For each direction, two 2D voxel buffers are computed. One stores where the ray enters the solid and the second where the ray exits the solid.

For each 2D buffer, the maximum solid rectangle is computed. A candidate rectangle can grow if the neighboring point in the buffer is also solid and its depth value does not differ more than a given threshold.

Each buffer can produce one quad, showing in blue and green in the following image:
Here is another example where a jump in depth (5 to 9) makes the green occluder much smaller:

In fact, if we run again the function that finds the maximum rectangle on the second 2D buffer it will return another quad, this time covering the missing piece :
Once we have the occluders for all chunks in a scene, we can test very quickly whether a given chunk in the scene is hidden behind other chunks. Our engine does this using a software rasterizer, which renders the occluder quads to a depth buffer. This buffer can be used to test all chunks in the scene. If a chunk's area on screen is covered in the depth  buffer by a closer depth, it means the chunk is not visible.
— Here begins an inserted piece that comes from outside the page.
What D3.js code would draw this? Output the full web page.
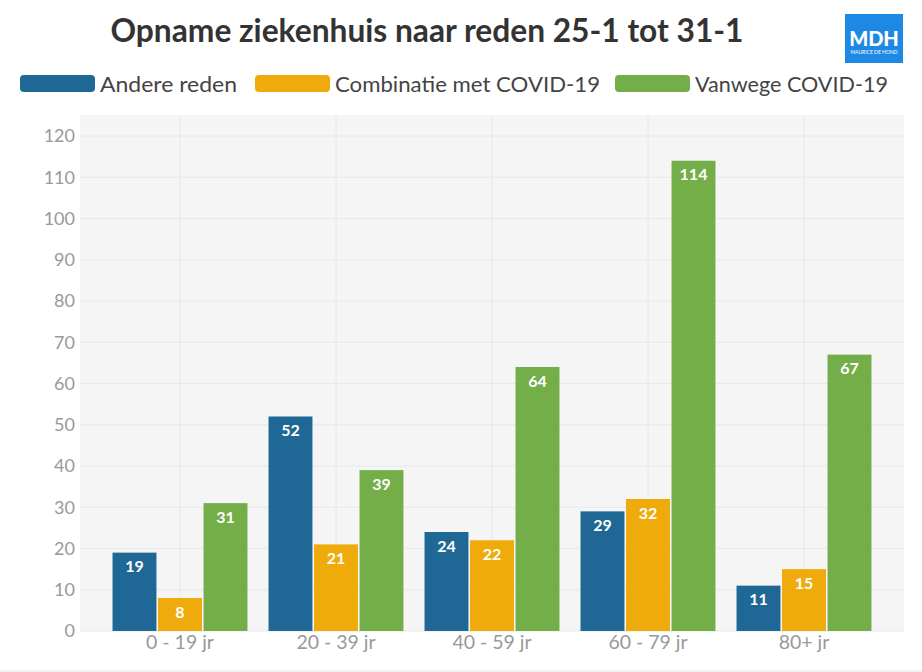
<!DOCTYPE html>
<html><head><meta charset="utf-8">
<script src="https://cdn.jsdelivr.net/npm/d3@7"></script>
<style>body{margin:0;background:#fff}svg{display:block}</style>
</head><body>
<svg id="c" width="922" height="672"></svg>
<script>
const categories = ["0 - 19 jr","20 - 39 jr","40 - 59 jr","60 - 79 jr","80+ jr"];
const seriesNames = ["Andere reden","Combinatie met COVID-19","Vanwege COVID-19"];
const andereReden = [19,52,24,29,11];
const combinatie = [8,21,22,32,15];
const vanwege = [31,39,64,114,67];
const yTicks = [0,10,20,30,40,50,60,70,80,90,100,110,120];
const colors = ["#1f6794","#efab0b","#73ae48"];
const seriesValues = [andereReden, combinatie, vanwege];

const font = "Lato, 'Source Sans Pro', sans-serif";
const svg = d3.select("#c");

// plot background
svg.append("rect").attr("x",80).attr("y",115).attr("width",824).attr("height",516).attr("fill","#f5f5f5");

const y = d3.scaleLinear().domain([0,120]).range([631,136]);
const x0 = d3.scaleBand().domain(categories).range([102,882]).paddingInner(0.135).paddingOuter(0.0675);
const x1 = d3.scaleBand().domain(seriesNames).range([0,x0.bandwidth()]).paddingInner(0.035);

// grid
svg.append("g").selectAll("line").data(yTicks).join("line")
  .attr("x1",80).attr("x2",904).attr("y1",d=>y(d)).attr("y2",d=>y(d))
  .attr("stroke","#e8e8e8").attr("stroke-width",1);
svg.append("g").selectAll("line").data(categories).join("line")
  .attr("y1",115).attr("y2",631).attr("x1",d=>x0(d)+x0.bandwidth()/2).attr("x2",d=>x0(d)+x0.bandwidth()/2)
  .attr("stroke","#e8e8e8").attr("stroke-width",1);

// y axis
const yAxis = svg.append("g").attr("transform","translate(80,0)")
  .call(d3.axisLeft(y).tickValues(yTicks).tickSize(0).tickPadding(5));
yAxis.select(".domain").remove();
yAxis.selectAll("text").attr("font-family",font).attr("font-size",18).attr("fill","#999");

// x axis
const xAxis = svg.append("g").attr("transform","translate(0,631)")
  .call(d3.axisBottom(x0).tickSize(0).tickPadding(4));
xAxis.select(".domain").remove();
xAxis.selectAll("text").attr("font-family",font).attr("font-size",19.5).attr("fill","#999");

// bars
const data = [];
categories.forEach((c,i)=>seriesNames.forEach((s,j)=>data.push({c,s,j,v:seriesValues[j][i]})));
svg.append("g").selectAll("rect").data(data).join("rect")
  .attr("x",d=>x0(d.c)+x1(d.s)).attr("width",x1.bandwidth())
  .attr("y",d=>y(d.v)).attr("height",d=>y(0)-y(d.v))
  .attr("fill",d=>colors[d.j]);
svg.append("g").selectAll("text").data(data).join("text")
  .attr("x",d=>x0(d.c)+x1(d.s)+x1.bandwidth()/2).attr("y",d=>y(d.v)+19.5)
  .attr("text-anchor","middle").attr("font-family",font).attr("font-weight","bold")
  .attr("font-size",16).attr("fill","#fff").text(d=>d.v);

// title
svg.append("text").attr("x",427).attr("y",42).attr("text-anchor","middle")
  .attr("font-family",font).attr("font-weight","bold").attr("font-size",32).attr("fill","#333")
  .attr("textLength",633).attr("lengthAdjust","spacingAndGlyphs")
  .text("Opname ziekenhuis naar reden 25-1 tot 31-1");

// legend
const legX = [20,255,615];
const legW = [137,265,193];
const lg = svg.append("g").selectAll("g").data(seriesNames).join("g")
  .attr("transform",(d,i)=>`translate(${legX[i]},75)`);
lg.append("rect").attr("width",75).attr("height",17).attr("rx",4).attr("fill",(d,i)=>colors[i]);
lg.append("text").attr("x",80).attr("y",17).attr("font-family",font).attr("font-size",21.5).attr("fill","#444")
  .attr("textLength",(d,i)=>legW[i]).attr("lengthAdjust","spacingAndGlyphs").text(d=>d);

// logo
svg.append("rect").attr("x",845).attr("y",14).attr("width",58).attr("height",49).attr("fill","#1e88e5");
svg.append("text").attr("x",874).attr("y",46).attr("text-anchor","middle").attr("font-family",font)
  .attr("font-weight","900").attr("font-size",20).attr("fill","#fff").text("MDH");
svg.append("text").attr("x",874).attr("y",54).attr("text-anchor","middle").attr("font-family",font)
  .attr("font-size",5).attr("fill","#fff").text("MAURICE DE HOND");

// bottom line
svg.append("line").attr("x1",0).attr("x2",922).attr("y1",671).attr("y2",671).attr("stroke","#e2e2e2");
</script>
</body></html>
This depth buffer can be very low resolution. We currently use a 64x64 buffer to make sure the software rasterization is fast. Here you can see how the buffer looks like:

It is also possible not to use our rasterizer test at all and feed the quads to a system like Umbra. What really matters is not how the test is performed, but how good and simple the occluder quads are.

While this can still be improved, I'm very happy with this system. It is probably the best optimization we have ever done.